Section 24(1)(c) of the RBA Act would remain as it is, so the Treasurer would, presumably, still have authority to terminate a governor on grounds of misbehaviour, although this would be less clear should this bill pass. That would be a very tricky situation. Although a Reserve Bank governor has never been dismissed, laws are written to address extreme cases—and a misbehaving governor is one such case. Imagine if you will a governor whose behaviour was of such an appalling nature that the credibility and reputation of the Reserve Bank was suffering. Imagine the potential effects on the confidence of the financial market and the consequences if, in such a circumstance, the unclear nature of the amended RBA Act meant that the Governor-General in Council was unsure about his or her power to terminate the governor for misbehaviour and the misbehaving governor had strong grounds to challenge his or her attempted dismissal. Do not think this is some arcane debate, as suggested by Senator Hurley. Australia has been well served by our Reserve Bank governors and deputy governors, present and past, but a rampaging, misbehaving or irrational governor could cause untold damage to the economy in short order, unlike, say, a tax commissioner or statistician.
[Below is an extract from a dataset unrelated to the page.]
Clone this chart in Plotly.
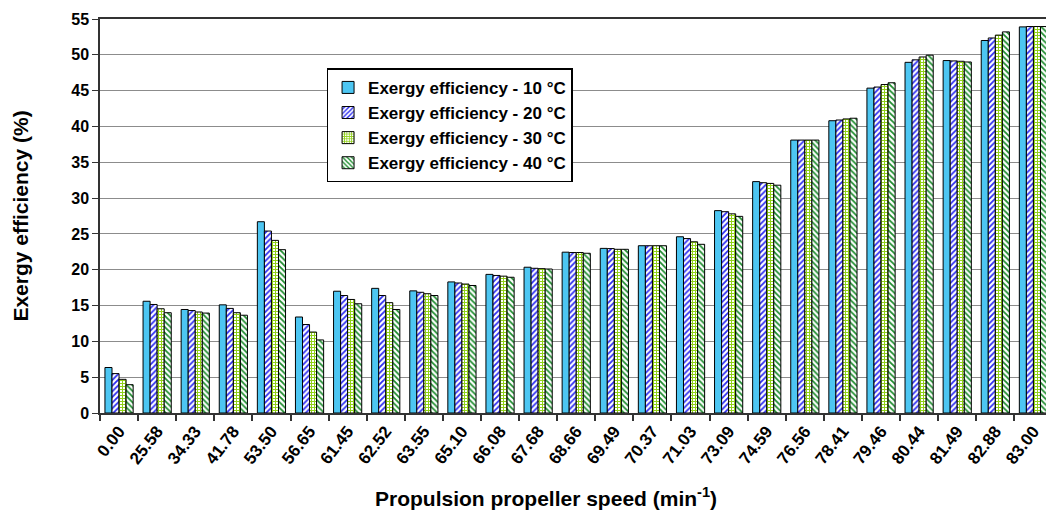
import plotly.graph_objects as go

categories = ["0.00", "25.58", "34.33", "41.78", "53.50", "56.65", "61.45", "62.52", "63.55",
              "65.10", "66.08", "67.68", "68.66", "69.49", "70.37", "71.03", "73.09", "74.59",
              "76.56", "78.41", "79.46", "80.44", "81.49", "82.88", "83.00"]

eff_10 = [6.35, 15.6, 14.45, 15.1, 26.7, 13.4, 17.0, 17.4, 17.05, 18.3, 19.35, 20.35, 22.45,
          22.98, 23.35, 24.6, 28.25, 32.3, 38.1, 40.8, 45.35, 48.95, 49.2, 52.0, 53.9]
eff_20 = [5.5, 15.15, 14.3, 14.6, 25.4, 12.35, 16.4, 16.4, 16.85, 18.15, 19.2, 20.2, 22.4,
          22.95, 23.35, 24.35, 28.1, 32.15, 38.1, 40.9, 45.5, 49.3, 49.15, 52.35, 53.95]
eff_30 = [4.7, 14.55, 14.1, 14.0, 24.1, 11.3, 15.85, 15.4, 16.65, 18.0, 19.1, 20.15, 22.4,
          22.85, 23.35, 23.9, 27.8, 32.05, 38.1, 41.05, 45.85, 49.7, 49.1, 52.75, 53.95]
eff_40 = [3.95, 14.0, 13.95, 13.65, 22.8, 10.2, 15.25, 14.45, 16.4, 17.8, 18.95, 20.1, 22.3,
          22.85, 23.35, 23.55, 27.45, 31.8, 38.1, 41.15, 46.1, 49.95, 49.0, 53.2, 53.95]

series_names = ["Exergy efficiency - 10 °C", "Exergy efficiency - 20 °C",
                "Exergy efficiency - 30 °C", "Exergy efficiency - 40 °C"]

x_title = "Propulsion propeller speed (min<sup>-1</sup>)"
y_title = "Exergy efficiency (%)"

FONT = "Arial, Liberation Sans, sans-serif"

fig = go.Figure()
styles = [
    dict(color="#4DC6F2", pattern=dict(shape="")),
    dict(color="white", pattern=dict(shape="/", fgcolor="#2B2BF0", bgcolor="white", size=4, solidity=0.45, fillmode="replace")),
    dict(color="white", pattern=dict(shape="+", fgcolor="#8FD016", bgcolor="white", size=3, solidity=0.55, fillmode="replace")),
    dict(color="white", pattern=dict(shape="\\", fgcolor="#1E8C2E", bgcolor="white", size=4, solidity=0.45, fillmode="replace")),
]
for name, vals, st in zip(series_names, [eff_10, eff_20, eff_30, eff_40], styles):
    fig.add_trace(go.Bar(
        x=categories, y=vals, name=name,
        marker=dict(color=st["color"], pattern=st["pattern"],
                    line=dict(color="black", width=1)),
    ))

fig.update_layout(
    width=1046, height=510,
    margin=dict(l=100, r=0, t=19, b=97),
    paper_bgcolor="white", plot_bgcolor="white",
    barmode="group", bargap=0.26, bargroupgap=0,
    font=dict(family=FONT, color="black", weight="bold"),
    legend=dict(
        x=0.3695, y=0.730, xanchor="center", yanchor="middle",
        bgcolor="white", bordercolor="black", borderwidth=1.5,
        font=dict(size=17, family=FONT, weight="bold"),
        tracegroupgap=0,
    ),
    xaxis=dict(
        type="category", range=[-0.5, 24.33],
        showline=True, linecolor="#333", linewidth=1.5, mirror=True,
        ticks="outside", ticklen=6, tickcolor="#333", tickwidth=1.5,
        tickson="boundaries", showgrid=False,
        tickangle=-52, tickfont=dict(size=17, family=FONT, weight="bold"),
    ),
    yaxis=dict(
        range=[0, 55], dtick=5,
        showline=True, linecolor="#333", linewidth=1.5,
        ticks="outside", ticklen=6, tickcolor="#333",
        showgrid=True, gridcolor="#8c8c8c", gridwidth=1,
        tickfont=dict(size=16, family=FONT, weight="bold"),
        title=dict(text=y_title,
                   font=dict(size=21, family=FONT, weight="bold"), standoff=37),
        zeroline=False,
    ),
    annotations=[dict(
        text=x_title, xref="paper", yref="paper", x=0.4715, y=-0.214,
        xanchor="center", yanchor="middle", showarrow=False,
        font=dict(size=21, family=FONT, weight="bold", color="black"),
    )],
)

fig.write_html("out.html")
Look at the example of the then governor of the Bank of Italy, Antonio Fazio. The scandal with regard to Italy’s central bank governor lasted over six months and badly damaged the reputation of a once august institution. Are we so precious to think that it is impossible for such an event to happen in Australia? The bill produces the absurd result of two dismissal procedures: to the parliament for the factual determination of incapacity, paid employment or bankruptcy and to the Governor-General for the more controversial determination of misbehaviour. Compare this with the RBA Act as it stands, which reads that a Treasurer must terminate the appointment of a governor or deputy governor on the three factual grounds. The bill takes this and makes it an optional decision of parliament. So the parliament might decide to let a bankrupt governor continue in office or it might decide to let a governor who is permanently incapacitated—

Debate interrupted.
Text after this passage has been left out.